Seperti diketahui bersama, demo buruh yang terkadang dibarengi dengan prilaku kekerasan atau krimimal telah membuat beberapa pengusaha gerah. Sebagian bahkan telah mengancam akan memindahkan tempat produksi mereka ke negara lain. Sempat berhembus kabar bahwa PT. Bata Tbk. dan 9 perusahaan lainnya akan hengkang dan mencabut investasinya di tanah air.

Kita memang tak bisa menyalahkan para pekerja turun ke lapangan untuk memperjuangkan hak-hak mereka demi terpenuhinya standar kebutuhan hidup layak (KHL). Karena setiap manusia memang mengarapkan hal serupa. Cuma yang kita sayangkan, aksi-aksi menuntut KHL ini kerap diwarnai oleh kegiatan yang tak semestinya, seperti pemblokiran jalan tol, aksi sweeping, dan pengrusakan fasilitas-fasilitas umum. Bukankah itu akan merugikan kita semua?

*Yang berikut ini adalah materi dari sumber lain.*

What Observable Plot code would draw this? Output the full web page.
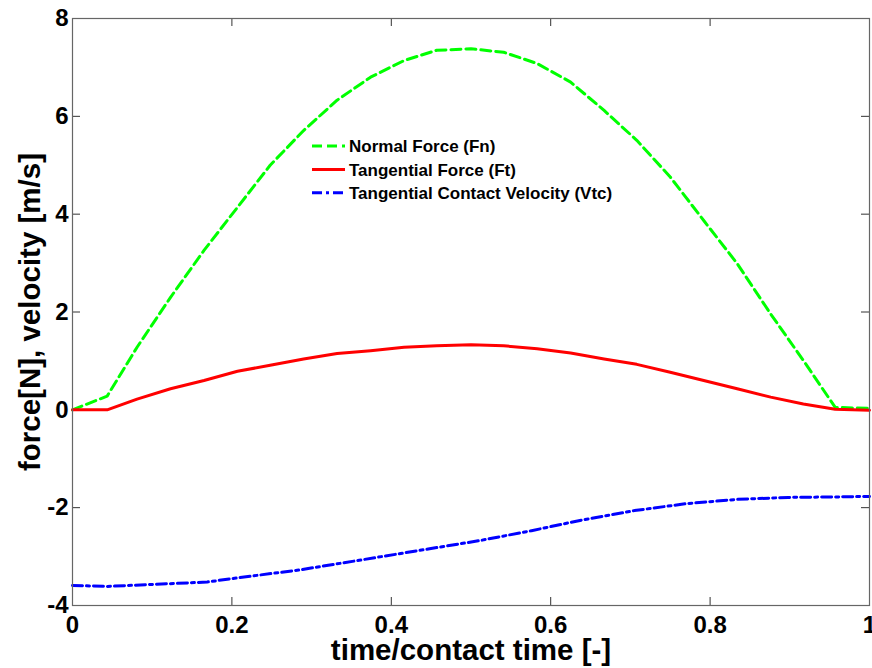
<!DOCTYPE html>
<html>
<head>
<meta charset="utf-8">
<script src="https://cdn.jsdelivr.net/npm/d3@7"></script>
<script src="https://cdn.jsdelivr.net/npm/@observablehq/plot@0.6"></script>
<style>
  html, body { margin: 0; padding: 0; background: white; }
  #chart { position: relative; width: 872px; height: 668px; }
</style>
</head>
<body>
<div id="chart"></div>
<script>
// ---- data ----
const fnX = [0, 0.0435, 0.081, 0.123, 0.165, 0.207, 0.248, 0.29, 0.332, 0.374, 0.416, 0.457, 0.5, 0.541, 0.583, 0.625, 0.667, 0.708, 0.75, 0.792, 0.834, 0.876, 0.917, 0.957, 1.0];
const fnY = [0, 0.28, 1.28, 2.30, 3.26, 4.14, 5.0, 5.71, 6.33, 6.80, 7.14, 7.35, 7.38, 7.31, 7.08, 6.70, 6.12, 5.51, 4.76, 3.87, 2.99, 1.96, 1.01, 0.05, 0.03];

const ftX = [0, 0.0435, 0.081, 0.123, 0.165, 0.207, 0.248, 0.29, 0.332, 0.374, 0.416, 0.457, 0.5, 0.541, 0.583, 0.625, 0.667, 0.708, 0.75, 0.792, 0.834, 0.876, 0.917, 0.957, 1.0];
const ftY = [0, 0, 0.22, 0.43, 0.60, 0.79, 0.91, 1.04, 1.15, 1.21, 1.28, 1.31, 1.33, 1.31, 1.25, 1.16, 1.04, 0.93, 0.77, 0.60, 0.43, 0.26, 0.12, 0.01, -0.01];

const vtcX = [0, 0.0435, 0.085, 0.127, 0.169, 0.2, 0.286, 0.358, 0.448, 0.512, 0.576, 0.64, 0.705, 0.769, 0.834, 0.898, 0.96, 1.0];
const vtcY = [-3.59, -3.61, -3.58, -3.55, -3.52, -3.45, -3.27, -3.08, -2.84, -2.67, -2.47, -2.25, -2.06, -1.92, -1.83, -1.79, -1.78, -1.77];

const seriesNames = ["Normal Force (Fn)", "Tangential Force (Ft)", "Tangential Contact Velocity (Vtc)"];
const xTicks = [0, 0.2, 0.4, 0.6, 0.8, 1];
const yTicks = [-4, -2, 0, 2, 4, 6, 8];
const xLabel = "time/contact time [-]";
const yLabel = "force[N], velocity [m/s]";

// ---- build tables ----
const toRows = (xs, ys) => xs.map((x, i) => ({x, y: ys[i]}));
const fnRows = toRows(fnX, fnY);
const ftRows = toRows(ftX, ftY);
const vtcRows = toRows(vtcX, vtcY);

const styles = [
  {stroke: "#00ff00", strokeWidth: 3, strokeDasharray: "10,5"},
  {stroke: "#ff0000", strokeWidth: 3, strokeDasharray: null},
  {stroke: "#0000ff", strokeWidth: 3, strokeDasharray: "10,4,3,4"}
];

const W = 872, H = 668;
const mL = 72, mR = 3, mT = 18, mB = 63;
const plotH = H - mT - mB, plotW = W - mL - mR;
const tickLen = 8;
const fmt = d => String(d);
const font = "'Liberation Sans', Arial, Helvetica, sans-serif";

const plot = Plot.plot({
  width: W,
  height: H,
  marginLeft: mL,
  marginRight: mR,
  marginTop: mT,
  marginBottom: mB,
  style: {fontFamily: font, background: "white", color: "black"},
  x: {domain: [0, 1]},
  y: {domain: [-4, 8]},
  marks: [
    // inward ticks on all four sides
    Plot.tickX(xTicks, {x: d => d, insetTop: plotH - tickLen, stroke: "#333", strokeWidth: 1}),
    Plot.tickX(xTicks, {x: d => d, insetBottom: plotH - tickLen, stroke: "#333", strokeWidth: 1}),
    Plot.tickY(yTicks, {y: d => d, insetRight: plotW - tickLen, stroke: "#333", strokeWidth: 1}),
    Plot.tickY(yTicks, {y: d => d, insetLeft: plotW - tickLen, stroke: "#333", strokeWidth: 1}),
    Plot.axisX({ticks: xTicks, tickSize: 0, tickPadding: 10, fontSize: 24, fontWeight: "bold", tickFormat: fmt, label: null}),
    Plot.axisY({ticks: yTicks, tickSize: 0, tickPadding: 4, fontSize: 24, fontWeight: "bold", tickFormat: fmt, label: null}),
    Plot.line(fnRows, {x: "x", y: "y", ...styles[0]}),
    Plot.line(ftRows, {x: "x", y: "y", ...styles[1]}),
    Plot.line(vtcRows, {x: "x", y: "y", ...styles[2]}),
    Plot.frame({stroke: "#666", strokeWidth: 1.2}),
    Plot.text([xLabel], {text: d => d, frameAnchor: "bottom", textAnchor: "middle", dy: 45, lineAnchor: "middle", fontSize: 29.5, fontWeight: "bold", fill: "black"}),
    Plot.text([yLabel], {text: d => d, frameAnchor: "left", textAnchor: "middle", lineAnchor: "middle", dx: -42, rotate: -90, fontSize: 29.5, fontWeight: "bold", fill: "black"})
  ]
});

document.getElementById("chart").appendChild(plot);

// ---- legend (no box, as in the reference) ----
const svg = d3.select(plot);
const leg = svg.append("g").attr("font-family", font).attr("font-size", 17).attr("font-weight", "bold").attr("text-anchor", "start");
const legX0 = 312, legX1 = 345, legTextX = 349, legY0 = 146, legDY = 23.4;
seriesNames.forEach((name, i) => {
  const y = legY0 + i * legDY;
  leg.append("line")
    .attr("x1", legX0).attr("x2", legX1).attr("y1", y).attr("y2", y)
    .attr("stroke", styles[i].stroke).attr("stroke-width", styles[i].strokeWidth)
    .attr("stroke-dasharray", styles[i].strokeDasharray);
  leg.append("text")
    .attr("x", legTextX).attr("y", y).attr("dy", "0.36em")
    .attr("text-anchor", "start")
    .attr("fill", "black")
    .text(name);
});
</script>
</body>
</html>
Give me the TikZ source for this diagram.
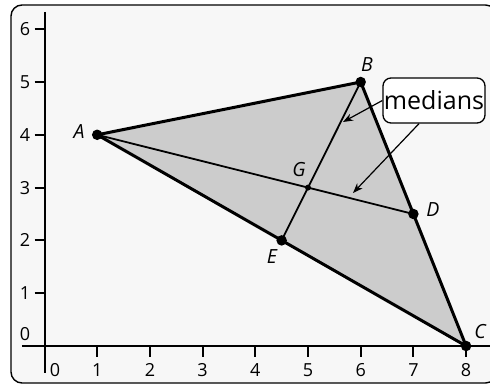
\documentclass[tikz,border=0pt]{standalone}
\usepackage{fontspec}
\setmainfont{Open Sans}
\usetikzlibrary{arrows.meta}
\tikzset{
  axisline/.style={line width=2pt,black},
  tick/.style={line width=2pt,black},
  ticklbl/.style={font=\fontsize{18}{18}\selectfont,inner sep=0pt},
  ptlbl/.style={font=\fontsize{19.5}{19.5}\selectfont\itshape,inner sep=0pt},
  side/.style={line width=3pt,black,line join=round},
  med/.style={line width=1.8pt,black},
  dot/.style={circle,fill=black,inner sep=0pt,minimum size=10.5pt},
  smalldot/.style={circle,fill=black,inner sep=0pt,minimum size=6pt},
  callout/.style={draw=black,line width=1.3pt,rounded corners=8pt,fill=white,minimum width=102pt,minimum height=45pt,inner sep=0pt,font=\fontsize{25}{25}\selectfont},
  pointer/.style={line width=1.2pt,-{Stealth[length=10pt,width=7.5pt]}}
}
\begin{document}
\begin{tikzpicture}[x=52.7pt,y=52.8pt]
\useasboundingbox (-44.5pt,-39pt) rectangle (445.5pt,346pt);
\fill[white] (-44.5pt,-39pt) rectangle (445.5pt,346pt);
\begin{scope}
\clip (-44.5pt,-39pt) rectangle (445.5pt,346pt);
\draw[line width=1.4pt,rounded corners=11pt,fill=black!3] (-33.5pt,-37pt) rectangle (452pt,341pt);
\end{scope}
% axes
\draw[axisline] (0pt,334pt) -- (0pt,-27pt);
\draw[axisline] (-22.5pt,0pt) -- (446pt,0pt);
\foreach \i in {1,...,6} {
  \draw[tick] (-10pt,\i) -- (0pt,\i);
  \node[ticklbl] (y\i) at (-19.5pt,\i) {\i};
}
\node[ticklbl] (y0) at (-19.5pt,12pt) {0};
\foreach \i in {1,...,8} {
  \draw[tick] (\i,0pt) -- (\i,-11pt);
  \node[ticklbl] (x\i) at ([yshift=-24pt]\i,0) {\i};
}
\node[ticklbl] (x0) at (10.5pt,-24pt) {0};
% points
\coordinate (A) at (1,4);
\coordinate (B) at (6,5);
\coordinate (C) at (8,0);
\coordinate (D) at (7,2.5);
\coordinate (E) at (4.5,2);
\coordinate (G) at (5,3);
\fill[black!20] (A) -- (B) -- (C) -- cycle;
\draw[med] (A) -- (D);
\draw[med] (B) -- (E);
\draw[side] (A) -- (B) -- (C) -- cycle;
\node[dot] (dA) at (A) {};
\node[dot] (dB) at (B) {};
\node[dot] (dC) at (C) {};
\node[dot] (dD) at (D) {};
\node[dot] (dE) at (E) {};
\node[smalldot] (dG) at (G) {};
\node[ptlbl] (lA) at (34.5pt,214pt) {A};
\node[ptlbl] (lB) at (322.5pt,281pt) {B};
\node[ptlbl] (lC) at (435.5pt,14pt) {C};
\node[ptlbl] (lD) at (388.5pt,136pt) {D};
\node[ptlbl] (lE) at (227.5pt,89pt) {E};
\node[ptlbl] (lG) at (254.5pt,176pt) {G};
% callout
\node[callout] (m) at (389.5pt,245.5pt) {medians};
\coordinate (t1) at (298.5pt,224pt);
\coordinate (t2) at (308.5pt,153pt);
\draw[pointer] (m.west) -- (t1);
\draw[pointer] ([xshift=-15pt]m.south) -- (t2);
\end{tikzpicture}
\end{document}
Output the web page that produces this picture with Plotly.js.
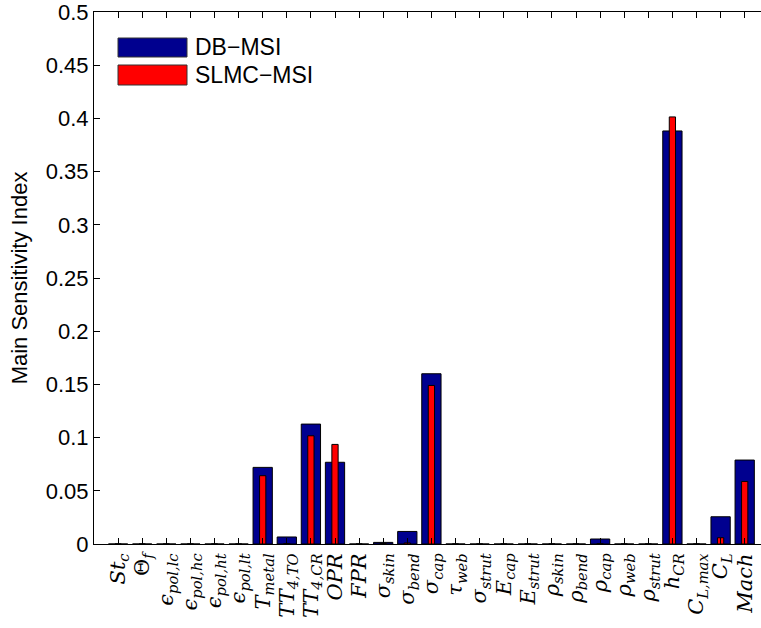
<!DOCTYPE html>
<html>
<head>
<meta charset="utf-8">
<script src="https://cdn.plot.ly/plotly-3.0.1.min.js"></script>
<style>html,body{margin:0;padding:0;background:#fff;}#chart{width:761px;height:628px;}</style>
</head>
<body>
<div id="chart"></div>
<script>
const categories = [
  "<i>St</i><sub><i>c</i></sub>",
  "Θ<sub><i>f</i></sub>",
  "<i>ϵ</i><sub><i>pol,lc</i></sub>",
  "<i>ϵ</i><sub><i>pol,hc</i></sub>",
  "<i>ϵ</i><sub><i>pol,ht</i></sub>",
  "<i>ϵ</i><sub><i>pol,lt</i></sub>",
  "<i>T</i><sub><i>metal</i></sub>",
  "<i>TT</i><sub><i>4,TO</i></sub>",
  "<i>TT</i><sub><i>4,CR</i></sub>",
  "<i>OPR</i>",
  "<i>FPR</i>",
  "<i>σ</i><sub><i>skin</i></sub>",
  "<i>σ</i><sub><i>bend</i></sub>",
  "<i>σ</i><sub><i>cap</i></sub>",
  "<i>τ</i><sub><i>web</i></sub>",
  "<i>σ</i><sub><i>strut</i></sub>",
  "<i>E</i><sub><i>cap</i></sub>",
  "<i>E</i><sub><i>strut</i></sub>",
  "<i>ρ</i><sub><i>skin</i></sub>",
  "<i>ρ</i><sub><i>bend</i></sub>",
  "<i>ρ</i><sub><i>cap</i></sub>",
  "<i>ρ</i><sub><i>web</i></sub>",
  "<i>ρ</i><sub><i>strut</i></sub>",
  "<i>h</i><sub><i>CR</i></sub>",
  "<i>C</i><sub><i>L,max</i></sub>",
  "<i>C</i><sub><i>L</i></sub>",
  "<i>Mach</i>"
];
const dbMSI = [0,0,0,0,0,0,0.0720,0.0066,0.1127,0.0768,0,0.0015,0.0118,0.160,0,0,0,0,0,0,0.0047,0,0,0.3882,0,0.0256,0.0789];
const slmcMSI = [0,0,0,0,0,0,0.0642,0.0004,0.1017,0.0936,0,0.0004,0.0010,0.149,0,0,0,0,0,0,0.0004,0,0,0.4014,0,0.0059,0.0588];
const seriesNames = ["DB\u2212MSI", "SLMC\u2212MSI"];
const yTicks = [0,0.05,0.1,0.15,0.2,0.25,0.3,0.35,0.4,0.45,0.5];

const xs = categories.map((_, i) => i + 1);

const W = 761, H = 628;
const mL = 94, mT = 12, mB = 84, mR = 0;
const pw = W - mL - mR, ph = H - mT - mB;
const unit = 24.1;
function px(x){ return (x - mL) / pw; }
function py(y){ return (H - mB - y) / ph; }

const sans = 'Liberation Sans, Arial, Helvetica, sans-serif';

const traces = [
  {type:'bar', x: xs, y: dbMSI, name: seriesNames[0], width: 0.8,
   marker:{color:'#00008F', line:{color:'#000', width:1}}, showlegend:false},
  {type:'bar', x: xs, y: slmcMSI, name: seriesNames[1], width: 0.26,
   marker:{color:'#FF0000', line:{color:'#000', width:1}}, showlegend:false}
];

const shapes = [
  {type:'rect', xref:'paper', yref:'paper', x0:px(118), x1:px(187), y0:py(57), y1:py(38),
   fillcolor:'#00008F', line:{color:'#333', width:1}},
  {type:'rect', xref:'paper', yref:'paper', x0:px(118), x1:px(187), y0:py(85), y1:py(65),
   fillcolor:'#FF0000', line:{color:'#333', width:1}}
];
const annotations = [
  {xref:'paper', yref:'paper', x:px(193), y:py(47.5), xanchor:'left', yanchor:'middle',
   text: seriesNames[0], showarrow:false, font:{family:sans, size:23, color:'#000'}},
  {xref:'paper', yref:'paper', x:px(193), y:py(75), xanchor:'left', yanchor:'middle',
   text: seriesNames[1], showarrow:false, font:{family:sans, size:23, color:'#000'}}
];

const layout = {
  width: W, height: H,
  margin:{l:mL, r:mR, t:mT, b:mB, pad:0},
  paper_bgcolor:'#fff', plot_bgcolor:'#fff',
  barmode:'overlay', bargap:0,
  showlegend:false,
  xaxis:{
    range:[0, pw/unit], tickvals: xs, ticktext: categories, tickangle:-90,
    ticks:'inside', ticklen:6, tickcolor:'#000', tickwidth:1,
    showline:true, linecolor:'#000', linewidth:1, mirror:'ticks',
    showgrid:false, zeroline:false, fixedrange:true, ticklabeloverflow:'allow',
    tickfont:{family:'DejaVu Serif, Liberation Serif, serif', size:21, color:'#000'}
  },
  yaxis:{
    range:[0,0.5], tickvals: yTicks, ticktext: yTicks.map(v => String(v)),
    ticks:'inside', ticklen:6, tickcolor:'#000', tickwidth:1,
    showline:true, linecolor:'#000', linewidth:1,
    showgrid:false, zeroline:false, ticklabeloverflow:'allow',
    tickfont:{family:sans, size:22, color:'#000'},
    title:{text:'Main Sensitivity Index', font:{family:sans, size:22, color:'#000'}, standoff:12}
  },
  shapes: shapes,
  annotations: annotations
};

Plotly.newPlot('chart', traces, layout, {displayModeBar:false, staticPlot:true});
</script>
</body>
</html>
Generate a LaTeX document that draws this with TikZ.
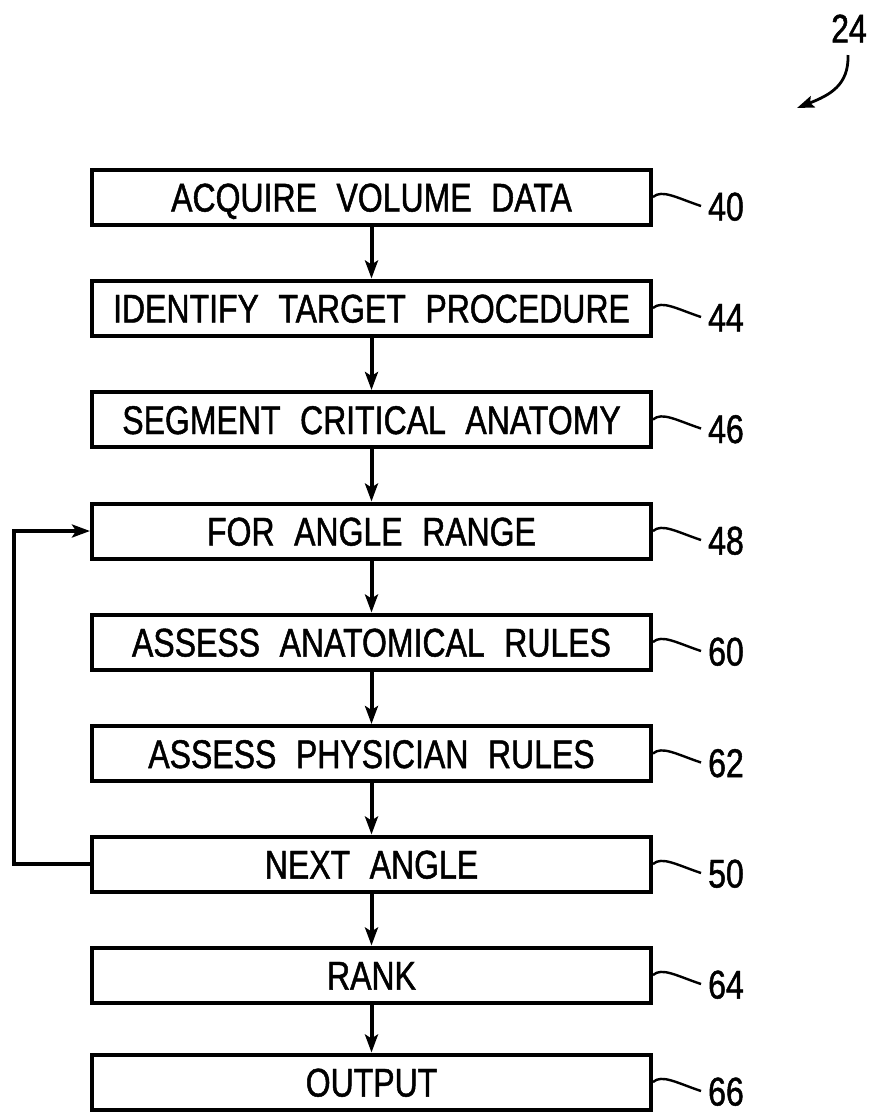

Melihat kondisi di atas, kita semua tentu berharap dialog tripartit yang saat ini sedang digelar bisa menemukan titik terang. Pengusaha, pemerintah, dan buruh diharapkan bisa membahas kepentingan masing-masing dengan kepala dingin. Karena seperti dibahas sebelumnya, persoalan yang menjadi penghambat tak hanya masalah buruh, melainkan masih banyak persoalan lainnya.

Ibarat memasuki pintu putar, kendala mengembangkan jumlah wirausahawan/arus investasi ini memang tak akan pernah mudah. Karena ketika kita memasuki suatu masalah, didepan telah menunggu masalah lainnya. Itu sebabnya, pemerintah diharapkan bisa bertindak cepat dan arif dalam menyikapi berbagai permasalahan yang muncul. Karena jika tidak, upaya pembangunan dengan berbasis investasi akan menjadi jargon belaka. Dan rezim investasi yang disebut-sebut Presiden SBY untuk menamai pemerintahannya, hanya akan menjadi “lelucon” yang tak lucu.